+++ Entries
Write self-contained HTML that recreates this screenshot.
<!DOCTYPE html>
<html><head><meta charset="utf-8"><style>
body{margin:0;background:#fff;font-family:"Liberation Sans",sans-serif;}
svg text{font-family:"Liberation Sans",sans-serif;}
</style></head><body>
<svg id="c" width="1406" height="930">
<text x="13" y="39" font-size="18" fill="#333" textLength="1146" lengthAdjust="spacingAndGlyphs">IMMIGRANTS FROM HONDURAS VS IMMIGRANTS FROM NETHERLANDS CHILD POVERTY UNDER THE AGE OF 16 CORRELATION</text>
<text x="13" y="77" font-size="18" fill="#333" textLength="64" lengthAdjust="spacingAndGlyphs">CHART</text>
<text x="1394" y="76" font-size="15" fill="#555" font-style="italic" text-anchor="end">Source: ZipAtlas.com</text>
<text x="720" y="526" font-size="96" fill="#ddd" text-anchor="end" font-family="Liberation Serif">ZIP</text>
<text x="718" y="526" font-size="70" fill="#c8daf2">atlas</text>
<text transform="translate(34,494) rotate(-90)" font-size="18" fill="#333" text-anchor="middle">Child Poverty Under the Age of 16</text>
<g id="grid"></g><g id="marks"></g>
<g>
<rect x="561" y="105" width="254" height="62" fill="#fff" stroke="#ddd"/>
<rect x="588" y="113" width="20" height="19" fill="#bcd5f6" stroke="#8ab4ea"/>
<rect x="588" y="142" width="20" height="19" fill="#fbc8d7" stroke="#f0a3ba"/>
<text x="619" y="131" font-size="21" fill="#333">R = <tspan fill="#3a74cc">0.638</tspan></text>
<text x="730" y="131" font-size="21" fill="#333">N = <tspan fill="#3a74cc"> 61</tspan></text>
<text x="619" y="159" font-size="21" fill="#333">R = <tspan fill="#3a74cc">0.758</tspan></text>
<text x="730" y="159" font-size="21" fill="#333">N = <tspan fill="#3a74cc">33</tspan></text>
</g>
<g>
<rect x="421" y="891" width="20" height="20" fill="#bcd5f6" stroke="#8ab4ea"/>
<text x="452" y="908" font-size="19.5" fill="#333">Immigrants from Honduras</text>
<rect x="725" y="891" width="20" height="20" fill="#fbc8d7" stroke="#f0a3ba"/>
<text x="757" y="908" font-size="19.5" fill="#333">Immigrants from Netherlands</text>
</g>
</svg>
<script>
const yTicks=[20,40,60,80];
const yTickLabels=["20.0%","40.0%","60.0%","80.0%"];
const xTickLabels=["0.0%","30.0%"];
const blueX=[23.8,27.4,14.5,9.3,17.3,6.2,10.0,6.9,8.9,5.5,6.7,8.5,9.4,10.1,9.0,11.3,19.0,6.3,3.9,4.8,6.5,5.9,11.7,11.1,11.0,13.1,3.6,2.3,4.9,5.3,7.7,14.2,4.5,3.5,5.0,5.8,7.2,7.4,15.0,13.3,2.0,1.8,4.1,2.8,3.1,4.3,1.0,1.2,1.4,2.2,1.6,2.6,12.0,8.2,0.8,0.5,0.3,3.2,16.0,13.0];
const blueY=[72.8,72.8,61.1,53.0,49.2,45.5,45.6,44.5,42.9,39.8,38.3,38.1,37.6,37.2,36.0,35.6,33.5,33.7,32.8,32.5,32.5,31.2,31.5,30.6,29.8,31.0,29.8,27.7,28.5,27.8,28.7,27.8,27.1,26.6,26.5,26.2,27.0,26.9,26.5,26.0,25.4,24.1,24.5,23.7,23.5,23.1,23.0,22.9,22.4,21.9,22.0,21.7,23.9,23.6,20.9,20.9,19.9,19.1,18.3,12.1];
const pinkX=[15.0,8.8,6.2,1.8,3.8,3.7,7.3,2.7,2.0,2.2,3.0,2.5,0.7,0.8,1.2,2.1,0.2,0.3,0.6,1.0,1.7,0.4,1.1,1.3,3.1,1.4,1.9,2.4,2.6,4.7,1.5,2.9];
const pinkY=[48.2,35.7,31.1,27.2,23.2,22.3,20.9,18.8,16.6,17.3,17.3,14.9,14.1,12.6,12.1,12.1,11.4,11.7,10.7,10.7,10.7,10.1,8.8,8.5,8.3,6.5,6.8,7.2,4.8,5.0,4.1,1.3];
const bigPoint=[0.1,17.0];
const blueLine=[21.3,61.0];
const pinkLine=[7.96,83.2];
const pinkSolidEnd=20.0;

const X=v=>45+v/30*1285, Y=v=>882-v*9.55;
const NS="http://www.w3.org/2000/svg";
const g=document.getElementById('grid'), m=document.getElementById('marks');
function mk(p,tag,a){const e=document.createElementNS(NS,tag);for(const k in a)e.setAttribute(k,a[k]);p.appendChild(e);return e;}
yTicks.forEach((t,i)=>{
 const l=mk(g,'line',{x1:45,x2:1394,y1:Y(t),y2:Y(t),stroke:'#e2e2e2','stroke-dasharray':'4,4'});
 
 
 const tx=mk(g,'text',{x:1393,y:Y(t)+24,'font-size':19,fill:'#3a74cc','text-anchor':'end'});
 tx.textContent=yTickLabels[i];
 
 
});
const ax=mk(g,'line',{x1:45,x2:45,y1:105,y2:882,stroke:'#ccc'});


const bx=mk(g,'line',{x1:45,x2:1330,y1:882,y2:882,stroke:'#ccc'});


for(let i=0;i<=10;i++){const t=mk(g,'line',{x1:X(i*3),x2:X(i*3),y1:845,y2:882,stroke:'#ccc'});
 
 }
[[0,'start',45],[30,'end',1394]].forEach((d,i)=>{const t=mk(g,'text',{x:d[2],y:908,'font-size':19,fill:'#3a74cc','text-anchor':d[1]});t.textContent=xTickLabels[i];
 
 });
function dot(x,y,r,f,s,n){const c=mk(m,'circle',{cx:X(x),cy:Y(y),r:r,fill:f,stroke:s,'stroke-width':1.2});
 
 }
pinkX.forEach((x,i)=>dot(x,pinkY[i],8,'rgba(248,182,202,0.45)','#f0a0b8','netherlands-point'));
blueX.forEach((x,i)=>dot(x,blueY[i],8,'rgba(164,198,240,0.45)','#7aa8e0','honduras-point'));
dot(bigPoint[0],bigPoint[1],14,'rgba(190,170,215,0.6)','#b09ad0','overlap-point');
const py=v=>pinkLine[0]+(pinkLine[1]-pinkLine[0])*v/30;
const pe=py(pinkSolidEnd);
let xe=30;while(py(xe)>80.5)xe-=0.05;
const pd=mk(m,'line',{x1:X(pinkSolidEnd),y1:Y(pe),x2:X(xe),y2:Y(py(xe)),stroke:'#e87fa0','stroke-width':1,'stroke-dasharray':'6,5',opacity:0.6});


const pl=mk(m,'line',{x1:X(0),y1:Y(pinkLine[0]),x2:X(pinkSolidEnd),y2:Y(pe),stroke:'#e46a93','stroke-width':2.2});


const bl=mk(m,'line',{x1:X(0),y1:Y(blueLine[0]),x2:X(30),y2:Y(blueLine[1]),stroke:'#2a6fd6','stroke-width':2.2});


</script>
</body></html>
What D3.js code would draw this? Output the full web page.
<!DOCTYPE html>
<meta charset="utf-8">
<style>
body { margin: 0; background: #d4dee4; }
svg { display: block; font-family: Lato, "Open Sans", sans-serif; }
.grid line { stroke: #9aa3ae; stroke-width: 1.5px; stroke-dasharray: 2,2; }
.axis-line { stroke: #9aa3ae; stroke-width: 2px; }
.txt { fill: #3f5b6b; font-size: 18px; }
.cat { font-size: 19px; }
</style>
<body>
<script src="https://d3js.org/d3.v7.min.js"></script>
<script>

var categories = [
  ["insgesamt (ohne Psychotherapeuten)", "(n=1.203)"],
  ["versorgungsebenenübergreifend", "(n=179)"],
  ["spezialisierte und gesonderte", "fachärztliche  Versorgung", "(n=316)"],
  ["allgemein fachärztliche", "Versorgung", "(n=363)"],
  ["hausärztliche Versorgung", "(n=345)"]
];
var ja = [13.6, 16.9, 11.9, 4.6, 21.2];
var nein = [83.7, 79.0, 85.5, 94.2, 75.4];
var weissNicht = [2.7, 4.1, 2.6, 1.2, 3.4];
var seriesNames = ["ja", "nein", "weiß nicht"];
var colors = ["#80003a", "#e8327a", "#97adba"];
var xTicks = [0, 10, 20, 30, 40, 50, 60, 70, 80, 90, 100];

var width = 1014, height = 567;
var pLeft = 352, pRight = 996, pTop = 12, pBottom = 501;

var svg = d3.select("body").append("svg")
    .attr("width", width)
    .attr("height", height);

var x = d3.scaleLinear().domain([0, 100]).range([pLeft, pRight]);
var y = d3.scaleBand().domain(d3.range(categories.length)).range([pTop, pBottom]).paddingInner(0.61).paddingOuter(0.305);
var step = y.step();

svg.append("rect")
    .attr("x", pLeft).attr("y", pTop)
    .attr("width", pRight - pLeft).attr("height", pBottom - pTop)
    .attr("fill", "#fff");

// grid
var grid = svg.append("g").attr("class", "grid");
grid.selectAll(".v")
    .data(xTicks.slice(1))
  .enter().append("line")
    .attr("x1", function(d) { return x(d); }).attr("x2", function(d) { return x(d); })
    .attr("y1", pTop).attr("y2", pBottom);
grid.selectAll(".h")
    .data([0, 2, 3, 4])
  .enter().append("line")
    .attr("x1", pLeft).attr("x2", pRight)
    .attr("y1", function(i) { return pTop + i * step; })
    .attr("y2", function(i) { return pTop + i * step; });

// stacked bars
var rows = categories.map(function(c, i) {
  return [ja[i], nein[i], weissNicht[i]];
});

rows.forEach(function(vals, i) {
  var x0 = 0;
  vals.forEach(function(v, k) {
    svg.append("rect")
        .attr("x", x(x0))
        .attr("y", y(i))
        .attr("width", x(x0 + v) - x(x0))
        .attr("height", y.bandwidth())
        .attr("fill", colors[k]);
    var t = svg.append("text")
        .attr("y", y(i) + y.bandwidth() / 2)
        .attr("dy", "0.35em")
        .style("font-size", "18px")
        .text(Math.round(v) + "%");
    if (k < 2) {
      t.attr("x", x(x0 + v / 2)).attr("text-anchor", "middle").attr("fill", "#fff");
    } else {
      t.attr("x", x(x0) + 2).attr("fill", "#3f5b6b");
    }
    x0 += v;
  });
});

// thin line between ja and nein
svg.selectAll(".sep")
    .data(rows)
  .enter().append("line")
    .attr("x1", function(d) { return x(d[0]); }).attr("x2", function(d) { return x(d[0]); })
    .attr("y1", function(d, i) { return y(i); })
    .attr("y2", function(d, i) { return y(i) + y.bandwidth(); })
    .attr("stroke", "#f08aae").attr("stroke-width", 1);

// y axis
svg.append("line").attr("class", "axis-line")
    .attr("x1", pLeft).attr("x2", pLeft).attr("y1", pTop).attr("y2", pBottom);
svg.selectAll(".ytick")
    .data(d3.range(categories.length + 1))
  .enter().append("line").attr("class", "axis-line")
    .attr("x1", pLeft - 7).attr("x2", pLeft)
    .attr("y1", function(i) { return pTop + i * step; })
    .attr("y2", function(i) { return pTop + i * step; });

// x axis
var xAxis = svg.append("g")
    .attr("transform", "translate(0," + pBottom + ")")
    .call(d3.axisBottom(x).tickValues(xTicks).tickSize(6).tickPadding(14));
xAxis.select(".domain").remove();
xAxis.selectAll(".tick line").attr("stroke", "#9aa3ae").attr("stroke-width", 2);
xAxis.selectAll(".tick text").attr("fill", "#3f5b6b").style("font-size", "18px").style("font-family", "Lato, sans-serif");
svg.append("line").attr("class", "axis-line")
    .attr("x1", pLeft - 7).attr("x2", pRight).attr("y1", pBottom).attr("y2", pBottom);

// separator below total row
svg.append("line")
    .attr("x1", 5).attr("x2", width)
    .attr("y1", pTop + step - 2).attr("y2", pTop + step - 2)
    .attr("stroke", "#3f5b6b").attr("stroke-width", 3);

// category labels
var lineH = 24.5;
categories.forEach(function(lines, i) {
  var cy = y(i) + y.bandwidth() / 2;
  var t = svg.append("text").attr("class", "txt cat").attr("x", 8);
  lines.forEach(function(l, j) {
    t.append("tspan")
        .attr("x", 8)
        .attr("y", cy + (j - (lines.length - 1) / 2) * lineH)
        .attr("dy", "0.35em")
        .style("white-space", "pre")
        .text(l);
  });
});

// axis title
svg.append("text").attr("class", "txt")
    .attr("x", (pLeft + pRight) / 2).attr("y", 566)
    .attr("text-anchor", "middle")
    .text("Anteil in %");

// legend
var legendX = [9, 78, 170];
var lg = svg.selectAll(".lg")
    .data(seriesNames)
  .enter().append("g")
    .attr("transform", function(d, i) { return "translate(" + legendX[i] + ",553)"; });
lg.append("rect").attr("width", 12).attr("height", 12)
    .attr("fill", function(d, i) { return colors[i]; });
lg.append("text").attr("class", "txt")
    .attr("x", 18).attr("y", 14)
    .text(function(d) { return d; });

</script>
++++++
The task: Gather from the data above every line with the string "this".

Full answer:
Write self-contained HTML that recreates this screenshot.
What D3.js code would draw this? Output the full web page.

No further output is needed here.